Goal> Could the lines from the start of the data through the line with "import pandas as pd" be set down exactly, with no pictures among them?
— START Recorded data —
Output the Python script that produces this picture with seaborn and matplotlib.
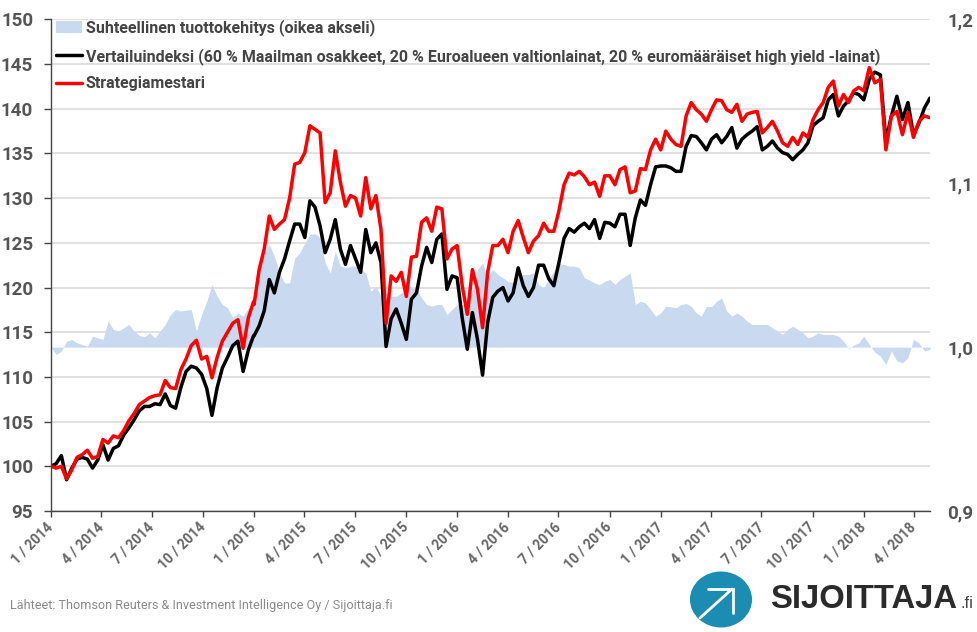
import seaborn as sns
import matplotlib
matplotlib.use("Agg")
import matplotlib.pyplot as plt
from matplotlib.patches import Ellipse, Patch
from matplotlib.lines import Line2D
from matplotlib.transforms import ScaledTranslation
import pandas as pd

# datat luettu kuvasta, vuosi kerrallaan
black_2014 = [100.0, 100.3, 101.2, 98.5, 99.8, 100.8, 101.0, 100.8, 99.8, 100.7, 102.4, 100.7, 102.0, 102.3, 103.5, 104.3,
              105.2, 106.2, 106.7, 106.7, 107.0, 106.9, 108.1, 106.8, 106.5, 108.8, 110.6, 111.2, 111.0, 110.3, 108.7, 105.7,
              108.8, 111.0, 112.2, 113.5, 114.0, 110.6, 113.0, 114.6]
red_2014 = [100.0, 99.8, 100.0, 98.6, 99.6, 101.0, 101.3, 101.8, 100.9, 101.1, 103.0, 102.6, 103.4, 103.2, 104.0, 105.1,
            105.9, 106.9, 107.3, 107.7, 107.9, 108.0, 109.6, 108.8, 108.7, 110.8, 112.0, 113.5, 114.1, 112.0, 112.3, 109.9,
            112.2, 114.0, 115.0, 116.0, 116.4, 113.2, 116.6, 118.4]
rel_2014 = [1.0, 0.9955, 0.9976, 1.0037, 1.0047, 1.0026, 1.0016, 1.0006, 1.0067, 1.0057, 1.0047, 1.0159, 1.0108, 1.0098,
            1.0118, 1.0138, 1.0098, 1.0071, 1.0063, 1.0087, 1.0057, 1.0098, 1.0138, 1.0199, 1.023, 1.022, 1.0226, 1.023,
            1.0098, 1.0199, 1.028, 1.0382, 1.0311, 1.026, 1.024, 1.0179, 1.0209, 1.0189, 1.024, 1.024]

black_2015 = [114.6, 115.7, 117.4, 120.9, 119.4, 121.7, 123.2, 125.2, 127.1, 127.1, 125.6, 129.7, 129.0, 126.9, 123.9, 125.4,
              127.6, 124.3, 122.6, 124.7, 123.2, 121.7, 126.5, 123.9, 125.0, 122.8, 113.4, 116.5, 117.6, 116.0, 114.2, 118.7,
              119.4, 122.4, 124.5, 122.8, 125.4, 126.0, 119.8, 121.3]
red_2015 = [118.1, 122.0, 124.3, 128.0, 126.5, 127.1, 127.6, 130.0, 133.8, 134.0, 135.1, 138.1, 137.7, 137.3, 129.5, 130.6,
            135.3, 131.8, 129.1, 130.3, 130.0, 128.0, 132.3, 128.8, 130.3, 126.5, 116.0, 121.3, 120.7, 121.7, 119.0, 123.4,
            123.5, 127.3, 127.8, 126.3, 129.0, 128.8, 123.2, 124.3]
rel_2015 = [1.029, 1.0535, 1.0575, 1.0626, 1.0555, 1.0453, 1.0392, 1.0392, 1.0545, 1.0575, 1.0636, 1.0687, 1.0693, 1.0667,
            1.0514, 1.0453, 1.0585, 1.0494, 1.0484, 1.0494, 1.0494, 1.0474, 1.0453, 1.0341, 1.0372, 1.0311, 1.0331, 1.0311,
            1.0311, 1.0331, 1.0352, 1.0362, 1.0362, 1.0301, 1.026, 1.025, 1.026, 1.026, 1.0199, 1.023]

black_2016 = [121.1, 116.6, 113.1, 117.2, 114.2, 110.2, 116.1, 118.9, 119.6, 120.0, 118.5, 119.4, 122.2, 120.2, 119.0, 120.0,
              122.5, 122.5, 121.0, 120.2, 122.8, 125.5, 126.6, 126.2, 126.8, 127.2, 126.6, 127.6, 125.5, 127.3, 127.2, 126.8,
              128.2, 128.2, 124.7, 127.8, 129.8, 129.2, 131.5, 133.5]
red_2016 = [124.7, 120.2, 117.0, 122.0, 119.8, 115.5, 121.7, 124.7, 124.7, 125.4, 123.9, 126.3, 127.5, 125.6, 123.9, 125.2,
            125.8, 127.2, 126.3, 126.3, 128.6, 131.5, 132.8, 132.6, 133.0, 132.4, 131.5, 131.8, 130.2, 132.5, 132.5, 131.5,
            133.2, 133.5, 130.6, 130.8, 133.3, 133.2, 135.4, 136.6]
rel_2016 = [1.026, 1.026, 1.027, 1.0341, 1.0474, 1.0514, 1.0423, 1.0474, 1.0443, 1.0423, 1.0402, 1.0392, 1.0433, 1.0443,
            1.0443, 1.0453, 1.0382, 1.0362, 1.0413, 1.0463, 1.051, 1.0504, 1.0494, 1.0494, 1.0484, 1.0423, 1.0409, 1.0392,
            1.0382, 1.0402, 1.0413, 1.0382, 1.0413, 1.0433, 1.0453, 1.026, 1.028, 1.027, 1.023, 1.0189]

black_2017 = [133.6, 133.6, 133.4, 133.0, 133.0, 135.8, 137.0, 136.9, 136.2, 135.4, 136.6, 137.1, 136.2, 136.9, 137.9, 135.6,
              136.6, 137.1, 137.5, 138.0, 135.4, 135.8, 136.4, 135.6, 135.1, 134.9, 134.3, 134.9, 135.4, 136.2, 138.1, 138.6,
              139.0, 141.0, 141.6, 139.2, 140.3, 140.9, 141.8, 141.6]
red_2017 = [135.4, 137.5, 136.6, 136.0, 135.8, 139.2, 140.7, 139.9, 139.4, 138.6, 139.9, 141.0, 140.9, 139.9, 139.6, 140.5,
            138.6, 139.4, 139.6, 139.7, 137.3, 137.9, 138.6, 137.5, 136.2, 135.8, 136.8, 136.0, 137.3, 136.8, 138.8, 139.9,
            140.7, 142.4, 143.1, 140.3, 141.6, 140.7, 142.0, 142.4]
rel_2017 = [1.0209, 1.025, 1.0246, 1.024, 1.026, 1.0266, 1.025, 1.0209, 1.0189, 1.025, 1.0246, 1.028, 1.03, 1.022, 1.0189,
            1.0209, 1.0189, 1.0159, 1.0138, 1.0138, 1.0138, 1.0138, 1.0118, 1.0098, 1.0077, 1.0108, 1.0128, 1.0108, 1.0087,
            1.0057, 1.0067, 1.0087, 1.0077, 1.0077, 1.0077, 1.0067, 1.0037, 0.9992, 1.0012, 1.0026]

black_2018 = [141.0, 143.3, 144.1, 143.8, 136.4, 139.2, 141.4, 138.8, 140.7, 137.1, 138.4, 140.1, 141.2]
red_2018 = [142.0, 144.6, 142.9, 143.3, 135.4, 139.2, 139.7, 137.1, 139.6, 136.8, 138.6, 139.2, 139.0]
rel_2018 = [1.0067, 1.0016, 0.9969, 0.9945, 0.9894, 0.9976, 0.9915, 0.9904, 0.9935, 1.0047, 1.0026, 0.9976, 0.9986]

label_area = "Suhteellinen tuottokehitys (oikea akseli)"
label_black = "Vertailuindeksi (60 % Maailman osakkeet, 20 % Euroalueen valtionlainat, 20 % euromääräiset high yield -lainat)"
label_red = "Strategiamestari"
source_text = "Lähteet: Thomson Reuters & Investment Intelligence Oy / Sijoittaja.fi"

left_ticks = list(range(95, 151, 5))
right_ticks = [0.9, 1.0, 1.1, 1.2]
right_labels = ["0,9", "1,0", "1,1", "1,2"]
tick_dates = pd.date_range("2014-01-01", "2018-04-01", freq="3MS")

dates = (list(pd.date_range("2014-01-01", "2014-12-31", periods=len(black_2014)))
         + list(pd.date_range("2015-01-01", "2016-01-01", periods=len(black_2015) + 1)[:-1])
         + list(pd.date_range("2016-01-01", "2017-01-01", periods=len(black_2016) + 1)[:-1])
         + list(pd.date_range("2017-01-01", "2018-01-01", periods=len(black_2017) + 1)[:-1])
         + list(pd.date_range("2018-01-01", "2018-04-30", periods=len(black_2018))))

df = pd.DataFrame({
    "date": dates,
    "black": black_2014 + black_2015 + black_2016 + black_2017 + black_2018,
    "red": red_2014 + red_2015 + red_2016 + red_2017 + red_2018,
    "rel": rel_2014 + rel_2015 + rel_2016 + rel_2017 + rel_2018,
})

sns.set_theme(style="white")
plt.rcParams["font.family"] = ["Roboto", "DejaVu Sans"]

text_grey = "#555555"
axis_grey = "#444444"

fig = plt.figure(figsize=(9.78, 6.32), dpi=100)
ax = fig.add_axes([51 / 978, (632 - 511) / 632, (930 - 51) / 978, (511 - 19.4) / 632])
ax_grid = ax.twinx()
ax_right = ax.twinx()

# ruudukko alimmaksi, sitten alue ja viivat paalle
ax_grid.set_zorder(0)
ax_right.set_zorder(1)
ax.set_zorder(2)
ax.patch.set_visible(False)
ax_right.patch.set_visible(False)

xlim = (pd.Timestamp("2014-01-01"), pd.Timestamp("2018-04-30"))

ax_grid.set_ylim(95, 150)
ax_grid.set_yticks(left_ticks)
ax_grid.yaxis.grid(True, color="#d9d9d9", lw=1.1)
ax_grid.xaxis.grid(False)
ax_grid.tick_params(right=False, labelright=False)
for s in ax_grid.spines.values():
    s.set_visible(False)

ax_right.fill_between(df["date"], df["rel"], 1.0, color="#c9d9f0", lw=0)
ax_right.set_ylim(0.9, 1.2)
ax_right.set_yticks(right_ticks)
ax_right.set_yticklabels(right_labels, fontsize=13.5, fontweight="bold", color=text_grey)
ax_right.tick_params(axis="y", right=False, length=0, pad=12.5)
for s in ax_right.spines.values():
    s.set_visible(False)

sns.lineplot(data=df, x="date", y="black", ax=ax, color="black", lw=2.5, errorbar=None, legend=False)
sns.lineplot(data=df, x="date", y="red", ax=ax, color="#ff0000", lw=2.5, errorbar=None, legend=False)

ax.set_xlim(*xlim)
ax.set_ylim(95, 150)
ax.set_yticks(left_ticks)
ax.set_yticklabels([str(v) for v in left_ticks], fontsize=13.5, fontweight="bold", color=text_grey)
ax.set_xticks(tick_dates)
ax.set_xticklabels([f"{d.month} / {d.year}" for d in tick_dates], rotation=45, ha="right", va="center",
                   rotation_mode="anchor", fontsize=10, fontweight="bold", color="#666666")
shift = ScaledTranslation(-3 / 100, 0, fig.dpi_scale_trans)
for lab in ax.get_xticklabels():
    lab.set_transform(lab.get_transform() + shift)
ax.set_xlabel("")
ax.set_ylabel("")
ax.tick_params(axis="y", left=True, length=4.8, width=1, color=axis_grey, pad=8)
ax.tick_params(axis="x", bottom=True, length=4, width=1, color=axis_grey, pad=6)
ax.grid(False)
sns.despine(ax=ax, top=True, right=True)
ax.spines["left"].set_color(axis_grey)
ax.spines["bottom"].set_color(axis_grey)
ax.spines["left"].set_linewidth(1)
ax.spines["bottom"].set_linewidth(1)

handles = [Patch(color="#c9d9f0", lw=0), Line2D([], [], color="black", lw=2.5), Line2D([], [], color="#ff0000", lw=2.5)]
leg = ax.legend(handles, [label_area, label_black, label_red], loc="upper left", bbox_to_anchor=(0.0057, 1.0),
                frameon=False, handlelength=1.65, handletextpad=0.2, labelspacing=0.72, borderpad=0, borderaxespad=0,
                prop={"size": 11.5, "weight": "bold"}, labelcolor="#444444")

fig.text(10 / 978, 1 - 606 / 632, source_text, fontsize=9.1, color="#8a8a8a", va="center", ha="left")

# logo: pallo ja nuoli
logo = fig.add_axes([0, 0, 1, 1], zorder=3)
logo.set_xlim(0, 978)
logo.set_ylim(632, 0)
logo.axis("off")
logo.add_patch(Ellipse((721, 599.5), 62, 56, color="#1b8db3", lw=0))
logo.plot([700, 732], [618, 589], color="white", lw=2)
logo.plot([708, 733, 733], [589, 589, 613], color="white", lw=2, solid_joinstyle="miter")
logo.text(770, 599, "SIJOITTAJA", fontsize=23.6, fontweight="bold", color="#2b2b2b", va="center", ha="left", family="Liberation Sans")
logo.text(960, 603, ".fi", fontsize=12, color="#444444", va="center", ha="left", family="Liberation Sans")

fig.savefig("out.png", dpi=100)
— END Recorded data —
Output of the task>
Output the Python script that produces this picture with seaborn and matplotlib.
import seaborn as sns
import matplotlib
matplotlib.use("Agg")
import matplotlib.pyplot as plt
from matplotlib.patches import Ellipse, Patch
from matplotlib.lines import Line2D
from matplotlib.transforms import ScaledTranslation
import pandas as pd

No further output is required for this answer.